House Republicans warn about loss of public trust after COVID lockdowns at tense roundtable
FOX News 2hrs ago

The Republican-led House panel investigating the COVID-19 pandemic kicked off its first public event Tuesday, with multiple GOP lawmakers laying blame for Americans losing trust in health officials directly at the feet of those who promoted lockdowns and vaccine mandates.

The House Select Subcommittee on the Coronavirus Pandemic held a roundtable on "Preparing for the Future by Learning From the Past," grilling medical experts on what broad public health restrictions during the pandemic did to Americans of all ages.

Several lawmakers directed their frustrations at Democrats’ invited witness, American Public Health Association Executive Director Georges Benjamin.

"What we have now is a complete lack of trust and confidence in the public health sector…and that's due to a coordinated spread of misinformation and disinformation that was for political gain, for the most part — in a lot of part — by public health officials like yourself," Texas GOP Rep. Ronny Jackson said during one of the tenser moments in the hours-long event.


Jackson told Benjamin that he was a "strange witness" for Democrats to call upon considering the growing doubt Americans feel about the advice of public health experts.


Critics of COVID-19 health measures recently seized on a new report published in The Lancet medical journal this month that indicates immunity from a coronavirus infection could be just as strong as getting a double-vaccination – which had been required across most facets of public life for much of the pandemic since the vaccines’ production. 

Georgia Republican Rep. Rich McCormick compared COVID vaccine aversion during the height of the pandemic to doctors in the 19th century largely doubting the fact that washing their hands held health benefits for themselves and their patients.


"We do more harm than good by — to treat people with booster shots right now, if you have immunity," McCormick said.

On Benjamin’s admission that he himself had not treated a patient since the 1990s, the Georgia Republican fumed, "One of the things that disturbed me greatly about this pandemic is that people who are ‘experts’ who have never seen a patient for COVID, were telling physicians like myself — who saw thousands of patients — that I could not speak, and that I should be censored."

Firebrand Georgia Rep. Marjorie Taylor Greene expressed outrage at her own censorship on Twitter over accusations of spreading COVID misinformation and claimed that widespread school shutdowns to slow the virus only served to harm children.

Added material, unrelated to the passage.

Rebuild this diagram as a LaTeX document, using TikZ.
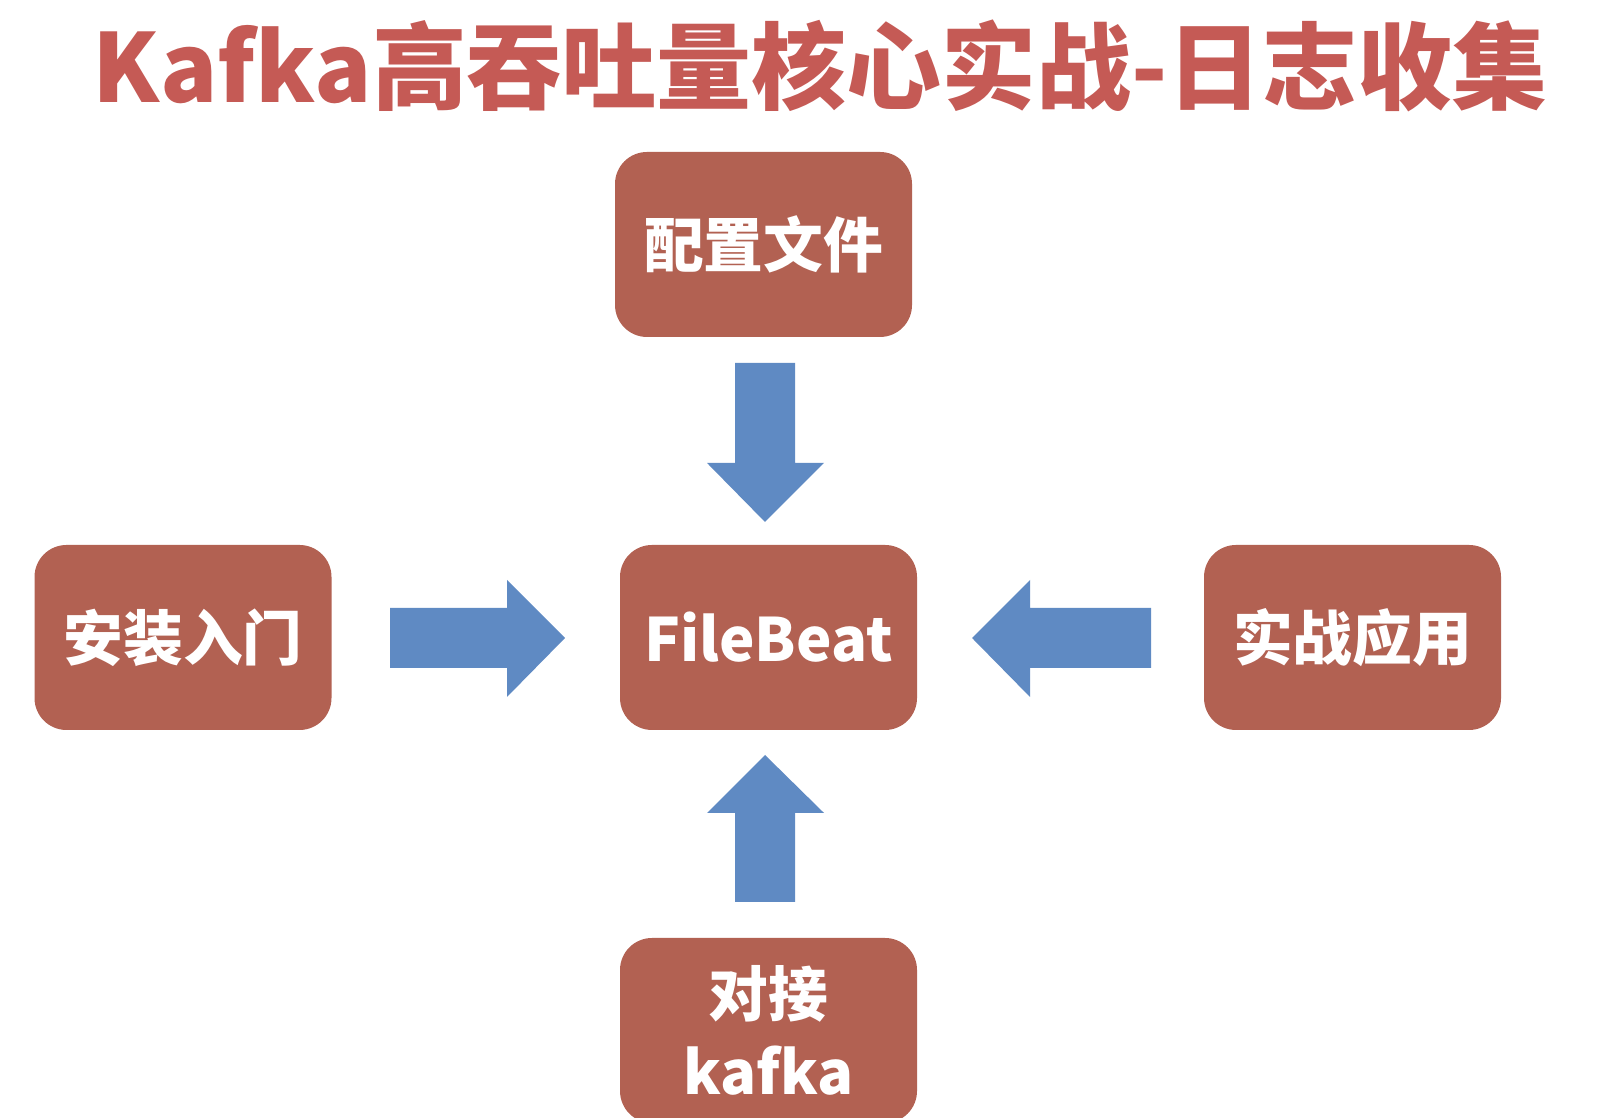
\documentclass[tikz,border=0pt]{standalone}
\usepackage{fontspec}
\setmainfont{Noto Sans CJK SC}
\newfontfamily\cjkbold[BoldFont={Noto Sans CJK SC Bold}]{Noto Sans CJK SC}
\definecolor{boxred}{HTML}{B26152}
\definecolor{titlered}{HTML}{C55A55}
\definecolor{arrowblue}{HTML}{5F8AC3}
\tikzset{
    stagebox/.style={rounded corners=0.32cm, fill=boxred, minimum width=2.97cm,
        minimum height=1.85cm, text=white, font=\fontsize{17}{22}\selectfont\bfseries,
        align=center, inner sep=0pt},
    blockarrow/.style={fill=arrowblue},
}
\begin{document}
\begin{tikzpicture}
    \useasboundingbox (0,0) rectangle (16,11.18);
    \clip (0,0) rectangle (16,11.18);
    \node[text=titlered, font=\fontsize{27}{30}\selectfont\bfseries] (title) at (8.2,10.52) {Kafka高吞吐量核心实战-日志收集};
    % boxes
    \node[stagebox] (config) at (7.635,8.735) {配置文件};
    \node[stagebox] (filebeat) at (7.685,4.805) {FileBeat};
    \node[stagebox] (install) at (1.83,4.805) {安装入门};
    \node[stagebox] (practice) at (13.525,4.805) {实战应用};
    \node[stagebox] (kafka) at (7.685,0.875) {对接\\kafka};
    % arrows
    \fill[blockarrow] (7.35,7.55) -- (7.95,7.55) -- (7.95,6.55) -- (8.24,6.55) -- (7.65,5.96) -- (7.07,6.55) -- (7.35,6.55) -- cycle;
    \fill[blockarrow] (3.90,4.50) -- (3.90,5.10) -- (5.07,5.10) -- (5.07,5.38) -- (5.65,4.80) -- (5.07,4.21) -- (5.07,4.50) -- cycle;
    \fill[blockarrow] (11.51,4.50) -- (11.51,5.10) -- (10.30,5.10) -- (10.30,5.38) -- (9.72,4.80) -- (10.30,4.21) -- (10.30,4.50) -- cycle;
    \fill[blockarrow] (7.35,2.16) -- (7.95,2.16) -- (7.95,3.05) -- (8.24,3.05) -- (7.65,3.63) -- (7.07,3.05) -- (7.35,3.05) -- cycle;
\end{tikzpicture}
\end{document}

Greene said "children truly suffered en masse" during the closures and "natural immunity is something that should have been trusted, but for some reason, all common sense, and all knowledge went out the window."

Three of the event’s witnesses — doctors Jay Bhattacharya, Martin Kulldorf, and Marty Makary — are part of a small group of medical experts known as the Norfolk Group. The collective released a blueprint last week with recommendations for a bipartisan panel to investigate the "collateral damage" done by the government’s response to COVID-19.

The blueprint said that school closures "generated enormous societal damage without significantly lowering COVID-19 mortality, while failing to protect high-risk Americans."

Rep. Raul Ruiz, himself a medical doctor and the top Democrat on the subcommittee, tore into the witnesses’ legitimacy in his opening statement. 

"I am troubled that… participants on today’s panel have a well-documented history of downplaying the gravity of the COVID-19 pandemic and defying the overwhelming consensus of America’s scientific, research, and public health communities — including by advocating for a reckless herd immunity strategy for a deadly novel virus we knew little about and drawing into question vaccine policies that contributed to the prevention of more than three million fatalities," Ruiz said.

"To successfully carry out the charge of this Select Subcommittee, our work must lead with facts and follow the science. Anything less would be a misguided use of our time and taxpayer dollars and a betrayal of the interests of the American people."

Multiple studies have been done on the effectiveness of lockdowns since the pandemic's peak.